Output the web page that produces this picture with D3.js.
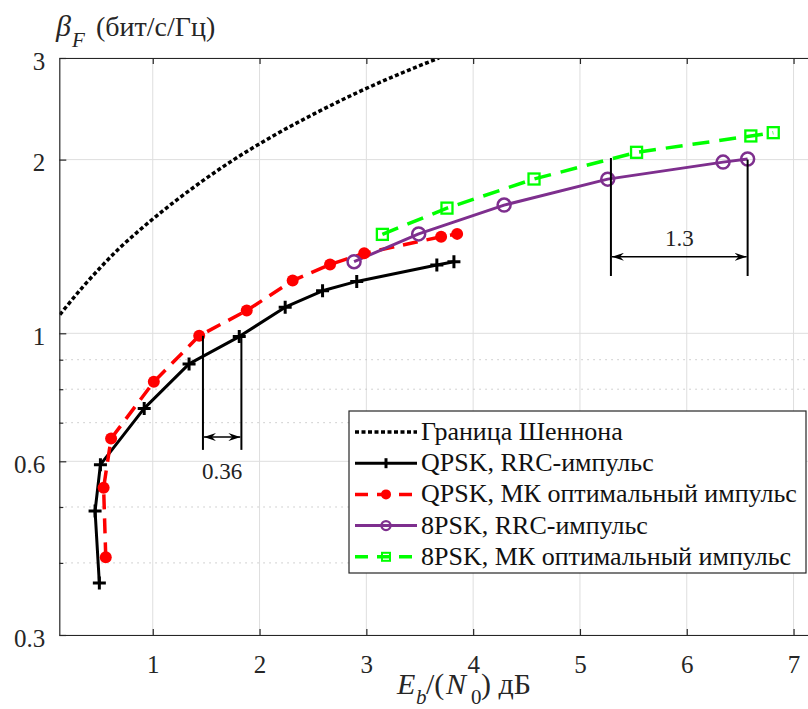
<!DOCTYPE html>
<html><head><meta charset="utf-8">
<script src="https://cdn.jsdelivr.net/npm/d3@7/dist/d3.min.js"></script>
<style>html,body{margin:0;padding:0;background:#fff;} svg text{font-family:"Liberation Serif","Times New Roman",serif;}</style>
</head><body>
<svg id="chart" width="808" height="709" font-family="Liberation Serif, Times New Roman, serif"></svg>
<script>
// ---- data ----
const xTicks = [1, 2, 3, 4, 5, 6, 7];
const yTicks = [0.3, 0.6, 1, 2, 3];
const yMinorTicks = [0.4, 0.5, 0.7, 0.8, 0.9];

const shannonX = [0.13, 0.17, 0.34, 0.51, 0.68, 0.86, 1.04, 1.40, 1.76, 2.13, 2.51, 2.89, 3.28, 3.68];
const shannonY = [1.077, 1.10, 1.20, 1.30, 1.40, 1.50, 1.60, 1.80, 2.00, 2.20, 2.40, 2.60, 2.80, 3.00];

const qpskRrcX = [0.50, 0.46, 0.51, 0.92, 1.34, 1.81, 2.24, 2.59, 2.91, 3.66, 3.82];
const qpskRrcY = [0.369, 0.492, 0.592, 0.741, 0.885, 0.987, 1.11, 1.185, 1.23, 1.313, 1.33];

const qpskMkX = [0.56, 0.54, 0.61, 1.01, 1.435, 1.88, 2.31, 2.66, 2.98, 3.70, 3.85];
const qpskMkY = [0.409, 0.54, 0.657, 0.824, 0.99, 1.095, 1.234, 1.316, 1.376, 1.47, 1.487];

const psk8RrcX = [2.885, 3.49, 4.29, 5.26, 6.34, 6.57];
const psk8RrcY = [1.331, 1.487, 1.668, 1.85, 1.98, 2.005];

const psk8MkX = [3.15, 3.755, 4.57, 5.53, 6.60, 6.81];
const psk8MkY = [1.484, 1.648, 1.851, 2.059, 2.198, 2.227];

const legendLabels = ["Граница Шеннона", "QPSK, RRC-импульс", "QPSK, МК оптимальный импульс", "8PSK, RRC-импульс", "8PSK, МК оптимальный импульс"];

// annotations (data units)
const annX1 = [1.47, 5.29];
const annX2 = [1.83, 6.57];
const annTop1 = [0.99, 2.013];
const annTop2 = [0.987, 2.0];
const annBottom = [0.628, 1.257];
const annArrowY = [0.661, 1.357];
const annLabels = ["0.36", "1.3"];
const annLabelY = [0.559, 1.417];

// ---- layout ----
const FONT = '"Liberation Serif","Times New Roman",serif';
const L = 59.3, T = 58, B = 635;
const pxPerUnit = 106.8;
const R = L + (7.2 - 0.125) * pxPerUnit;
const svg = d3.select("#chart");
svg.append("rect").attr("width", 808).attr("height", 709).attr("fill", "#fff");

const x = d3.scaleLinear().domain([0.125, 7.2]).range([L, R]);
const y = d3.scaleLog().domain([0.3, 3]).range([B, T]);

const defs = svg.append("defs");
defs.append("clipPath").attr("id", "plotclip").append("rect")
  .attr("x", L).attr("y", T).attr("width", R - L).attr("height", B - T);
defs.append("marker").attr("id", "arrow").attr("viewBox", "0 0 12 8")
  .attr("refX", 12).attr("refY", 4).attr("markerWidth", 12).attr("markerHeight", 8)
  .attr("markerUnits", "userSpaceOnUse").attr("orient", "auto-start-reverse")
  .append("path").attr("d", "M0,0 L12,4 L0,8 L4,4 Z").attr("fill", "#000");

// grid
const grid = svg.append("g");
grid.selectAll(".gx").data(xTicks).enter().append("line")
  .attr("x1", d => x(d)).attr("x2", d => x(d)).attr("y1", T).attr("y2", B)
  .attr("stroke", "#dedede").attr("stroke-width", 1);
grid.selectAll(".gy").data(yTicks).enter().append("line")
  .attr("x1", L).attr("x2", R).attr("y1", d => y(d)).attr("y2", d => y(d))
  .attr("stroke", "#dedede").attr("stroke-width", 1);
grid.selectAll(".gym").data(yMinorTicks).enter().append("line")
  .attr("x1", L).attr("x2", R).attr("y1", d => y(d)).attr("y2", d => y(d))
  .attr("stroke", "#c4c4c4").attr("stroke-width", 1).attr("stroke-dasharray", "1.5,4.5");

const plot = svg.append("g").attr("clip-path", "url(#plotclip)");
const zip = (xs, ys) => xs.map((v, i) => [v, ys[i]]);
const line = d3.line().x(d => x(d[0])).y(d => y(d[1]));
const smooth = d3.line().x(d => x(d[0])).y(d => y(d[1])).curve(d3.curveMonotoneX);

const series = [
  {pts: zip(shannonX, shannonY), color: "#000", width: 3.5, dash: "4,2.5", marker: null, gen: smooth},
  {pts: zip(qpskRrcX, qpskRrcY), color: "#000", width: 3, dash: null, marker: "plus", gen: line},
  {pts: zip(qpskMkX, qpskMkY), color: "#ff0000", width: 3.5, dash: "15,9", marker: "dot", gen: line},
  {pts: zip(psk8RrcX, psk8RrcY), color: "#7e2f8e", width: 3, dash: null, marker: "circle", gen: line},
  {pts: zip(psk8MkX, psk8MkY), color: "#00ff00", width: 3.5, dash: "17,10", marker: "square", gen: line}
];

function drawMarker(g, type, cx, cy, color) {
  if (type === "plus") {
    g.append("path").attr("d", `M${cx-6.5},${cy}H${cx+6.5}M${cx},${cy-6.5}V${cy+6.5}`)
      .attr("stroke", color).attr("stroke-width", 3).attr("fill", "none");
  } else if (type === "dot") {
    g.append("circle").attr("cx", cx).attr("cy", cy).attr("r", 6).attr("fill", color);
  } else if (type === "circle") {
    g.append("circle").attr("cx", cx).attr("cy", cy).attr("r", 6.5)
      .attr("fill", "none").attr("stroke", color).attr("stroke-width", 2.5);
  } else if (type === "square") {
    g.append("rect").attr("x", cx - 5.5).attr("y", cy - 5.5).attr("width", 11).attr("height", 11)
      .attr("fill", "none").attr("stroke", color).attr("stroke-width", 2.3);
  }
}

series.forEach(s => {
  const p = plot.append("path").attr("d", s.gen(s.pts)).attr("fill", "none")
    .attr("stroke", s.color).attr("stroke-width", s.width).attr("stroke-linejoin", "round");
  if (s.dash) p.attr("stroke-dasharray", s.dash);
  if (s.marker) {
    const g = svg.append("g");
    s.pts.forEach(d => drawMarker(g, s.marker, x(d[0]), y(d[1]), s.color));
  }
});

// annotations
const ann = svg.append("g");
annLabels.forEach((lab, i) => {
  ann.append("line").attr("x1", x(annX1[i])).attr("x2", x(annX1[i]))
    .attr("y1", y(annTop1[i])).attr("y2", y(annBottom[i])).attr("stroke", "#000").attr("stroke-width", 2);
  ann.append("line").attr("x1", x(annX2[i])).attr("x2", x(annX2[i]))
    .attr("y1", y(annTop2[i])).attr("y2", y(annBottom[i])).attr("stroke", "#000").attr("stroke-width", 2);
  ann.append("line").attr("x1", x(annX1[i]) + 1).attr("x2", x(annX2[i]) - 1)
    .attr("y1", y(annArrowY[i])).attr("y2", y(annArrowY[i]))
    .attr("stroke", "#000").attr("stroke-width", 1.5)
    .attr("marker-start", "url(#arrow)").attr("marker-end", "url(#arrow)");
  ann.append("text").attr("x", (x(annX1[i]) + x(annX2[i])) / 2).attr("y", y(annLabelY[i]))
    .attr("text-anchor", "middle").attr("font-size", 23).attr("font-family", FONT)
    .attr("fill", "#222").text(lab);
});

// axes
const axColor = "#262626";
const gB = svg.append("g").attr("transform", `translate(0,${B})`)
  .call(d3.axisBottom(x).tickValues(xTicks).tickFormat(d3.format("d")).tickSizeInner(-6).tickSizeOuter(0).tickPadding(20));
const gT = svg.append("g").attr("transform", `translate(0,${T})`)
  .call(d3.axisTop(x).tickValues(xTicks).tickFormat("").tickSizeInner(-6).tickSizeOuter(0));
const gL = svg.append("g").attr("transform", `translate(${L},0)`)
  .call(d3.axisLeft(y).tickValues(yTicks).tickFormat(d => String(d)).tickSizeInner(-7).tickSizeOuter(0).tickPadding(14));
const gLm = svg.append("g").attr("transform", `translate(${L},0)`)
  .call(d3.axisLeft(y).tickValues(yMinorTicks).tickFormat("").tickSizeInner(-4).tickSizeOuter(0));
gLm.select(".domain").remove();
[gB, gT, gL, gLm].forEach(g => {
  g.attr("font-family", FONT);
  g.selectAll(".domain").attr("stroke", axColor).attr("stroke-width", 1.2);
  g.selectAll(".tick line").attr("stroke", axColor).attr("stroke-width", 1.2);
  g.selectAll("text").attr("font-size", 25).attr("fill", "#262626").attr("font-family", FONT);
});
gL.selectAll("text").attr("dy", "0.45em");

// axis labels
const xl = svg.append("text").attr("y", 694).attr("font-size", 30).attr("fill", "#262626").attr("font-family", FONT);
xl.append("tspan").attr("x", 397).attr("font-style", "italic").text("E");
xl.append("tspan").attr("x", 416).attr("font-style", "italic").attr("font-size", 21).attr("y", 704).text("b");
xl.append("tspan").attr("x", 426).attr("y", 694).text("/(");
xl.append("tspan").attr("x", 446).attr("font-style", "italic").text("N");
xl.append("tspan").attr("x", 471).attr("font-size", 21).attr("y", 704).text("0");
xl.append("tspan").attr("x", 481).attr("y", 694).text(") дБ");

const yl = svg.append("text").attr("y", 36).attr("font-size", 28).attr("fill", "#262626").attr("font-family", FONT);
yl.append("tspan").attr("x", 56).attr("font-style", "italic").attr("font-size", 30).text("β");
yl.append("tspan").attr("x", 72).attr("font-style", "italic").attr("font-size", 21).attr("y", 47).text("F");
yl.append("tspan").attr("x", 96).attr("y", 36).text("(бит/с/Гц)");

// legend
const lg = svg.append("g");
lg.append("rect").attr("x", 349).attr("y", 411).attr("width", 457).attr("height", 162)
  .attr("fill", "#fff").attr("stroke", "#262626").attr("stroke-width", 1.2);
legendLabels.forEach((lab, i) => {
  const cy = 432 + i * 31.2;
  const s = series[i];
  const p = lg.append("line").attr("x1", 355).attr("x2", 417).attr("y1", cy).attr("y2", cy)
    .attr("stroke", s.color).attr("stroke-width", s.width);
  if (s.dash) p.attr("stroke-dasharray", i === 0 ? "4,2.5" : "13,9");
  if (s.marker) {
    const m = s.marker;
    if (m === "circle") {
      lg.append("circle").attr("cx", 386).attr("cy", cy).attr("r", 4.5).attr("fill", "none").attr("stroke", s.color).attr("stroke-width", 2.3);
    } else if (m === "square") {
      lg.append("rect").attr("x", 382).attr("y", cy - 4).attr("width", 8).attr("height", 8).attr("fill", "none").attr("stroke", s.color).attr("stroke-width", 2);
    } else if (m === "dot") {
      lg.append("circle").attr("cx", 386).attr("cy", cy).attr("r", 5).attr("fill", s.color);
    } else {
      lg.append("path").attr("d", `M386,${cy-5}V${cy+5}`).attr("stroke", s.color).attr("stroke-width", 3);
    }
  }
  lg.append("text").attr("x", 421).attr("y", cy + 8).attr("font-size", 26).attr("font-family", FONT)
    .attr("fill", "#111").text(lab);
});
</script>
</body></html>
--------------------
From the first line above down to the line with "1.376, 1.47, 1.487];", reproduce every line and no others, omitting pictures.

▸ **EXPECTED ANSWER**
Output the web page that produces this picture with D3.js.
<!DOCTYPE html>
<html><head><meta charset="utf-8">
<script src="https://cdn.jsdelivr.net/npm/d3@7/dist/d3.min.js"></script>
<style>html,body{margin:0;padding:0;background:#fff;} svg text{font-family:"Liberation Serif","Times New Roman",serif;}</style>
</head><body>
<svg id="chart" width="808" height="709" font-family="Liberation Serif, Times New Roman, serif"></svg>
<script>
// ---- data ----
const xTicks = [1, 2, 3, 4, 5, 6, 7];
const yTicks = [0.3, 0.6, 1, 2, 3];
const yMinorTicks = [0.4, 0.5, 0.7, 0.8, 0.9];

const shannonX = [0.13, 0.17, 0.34, 0.51, 0.68, 0.86, 1.04, 1.40, 1.76, 2.13, 2.51, 2.89, 3.28, 3.68];
const shannonY = [1.077, 1.10, 1.20, 1.30, 1.40, 1.50, 1.60, 1.80, 2.00, 2.20, 2.40, 2.60, 2.80, 3.00];

const qpskRrcX = [0.50, 0.46, 0.51, 0.92, 1.34, 1.81, 2.24, 2.59, 2.91, 3.66, 3.82];
const qpskRrcY = [0.369, 0.492, 0.592, 0.741, 0.885, 0.987, 1.11, 1.185, 1.23, 1.313, 1.33];

const qpskMkX = [0.56, 0.54, 0.61, 1.01, 1.435, 1.88, 2.31, 2.66, 2.98, 3.70, 3.85];
const qpskMkY = [0.409, 0.54, 0.657, 0.824, 0.99, 1.095, 1.234, 1.316, 1.376, 1.47, 1.487];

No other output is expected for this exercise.